Proyek megapolitan ini pada faktanya tak lepas dari jeratan utang luar negeri yang melibatkan banyak negara. Salah satunya Jepang. Apalagi belum lama ini Indonesia pun sudah kembali berhutang ke Negara Australia dan Jerman. Belum lagi jumlah utang-utang sebelumnya yang sampai saat ini hanya terbayar bunganya saja.
Mari kita analisis lebih mendalam, pembangunan Pelabuhan Patimban ini sebenarnya dibangun untuk kepentingan siapa? Kepentingan masyarakat atau hanya kepentingan sekelompok orang saja? Apalagi pelabuhan Patimban ini didedikasikan untuk kegiatan bisnis ekspor-impor industri otomotif (mobil). Tentu pemilik bisnis ini bukanlah masyarakat biasa, tapi para kapitalis pemiliki modal besar. Jangan sampai nanti rakyat terpinggirkan dan semakin bertambah sulit dengan kondisi ini. Dengan beban utang negara yang kian melangit membuat pungutan pajak kian mencekik. Karena kita ketahui bersama pemasukan APBN sebagian besar berasal dari pajak.
Tak kalah menyedihkan melihat kondisi masyarakat di sekitar Patimban. Pasalnya, lahan yang dipakai untuk pembangunan pelabuhan, sebagian besar adalah lahan sawah dan tambak. Puluhan warga menolak lepas lahan karena ganti rugi yang dinilai terlalu murah.
Jika lahan sawah yang dibebaskan untuk pembangunan pelabuhan seluas 369,5 Ha, dimisalkan produktivitas rata-rata sekali panen sebesar 5 ton/Ha, maka setiap satu periode panen akan kehilnagn produksi sebesar 1.982,5 ton gabah.
Belum lagi derita para nelayan Patimban yang mengalami penuruan pendapatan yang disebabkan oleh pencemaran dari aktivitas pembangunan pelabuhan. Belum lagi para pedagnag kecil, misal pedagang warteg yang ada di sekitar Patimban, suatu saat mereka akan tergeser oleh kehadiran hotel dan restoran besar disana.
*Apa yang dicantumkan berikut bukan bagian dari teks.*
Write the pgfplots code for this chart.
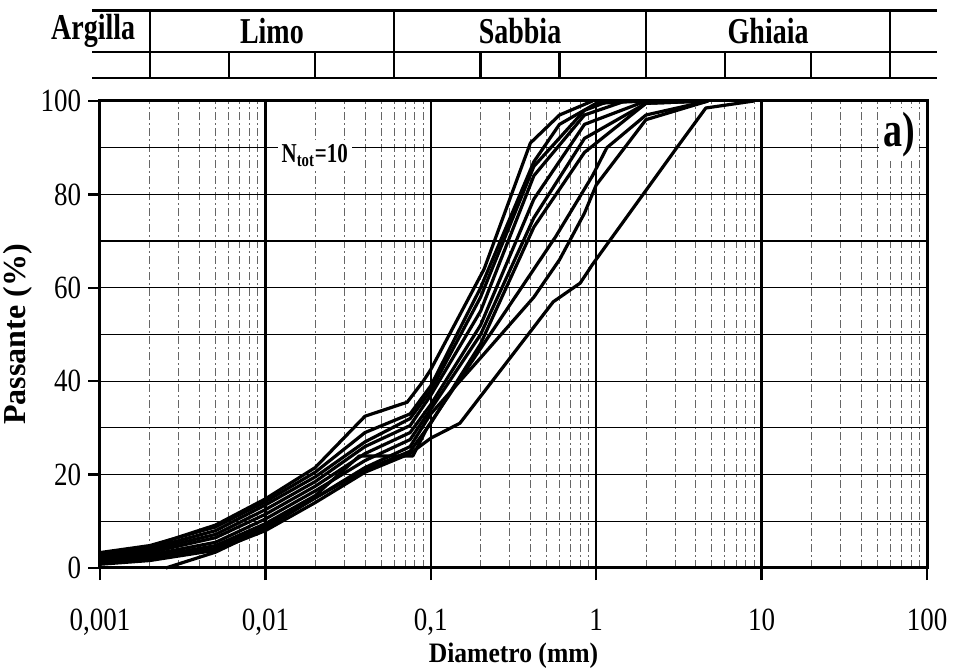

Jika melihat fakta ini, sebenarnya pemerintah membanguan pelabuhan ini hanya untuk kepentingan para kapitalis. Hal ini semakin nyata bahwa pemerintah hanya berperan sebagai fasilitator kepentingan para kapitalis. Sementara di sisi lain, masih banyak daerah tertinggal yang belum tersentuh dengan pembangunan. Fasilitas umumnya masih sangat memprihatinkan. Rata-rata minim perhatian dari pemerintah karena tidak adanya profit bagi mereka.
Mari kita komparasikan dengan sistem Islam ketika membangun infrastruktur. Islam tidak anti terhadap pembangunan infrastruktur, termasuk pembangunan pelabuhan. Bagi Islam pembangunan infrastruktur dilakukan untuk membangun dan meratakan ekonomi dan menyejahterakan rakyatnya. Karena itu Khalifah saat itu wajib membangun infrastruktur dengan baik, bagus dan merata sampai ke pelosok negeri. Dasarnya adalah kaidah, “Mâ lâ yatim al-wâjib illâ bihi fahuwa wâjib (Suatu kewajiban yang tidak bisa terlaksana dengan baik karena sesuatu, maka sesuatu tersebut hukumnya menjadi wajib).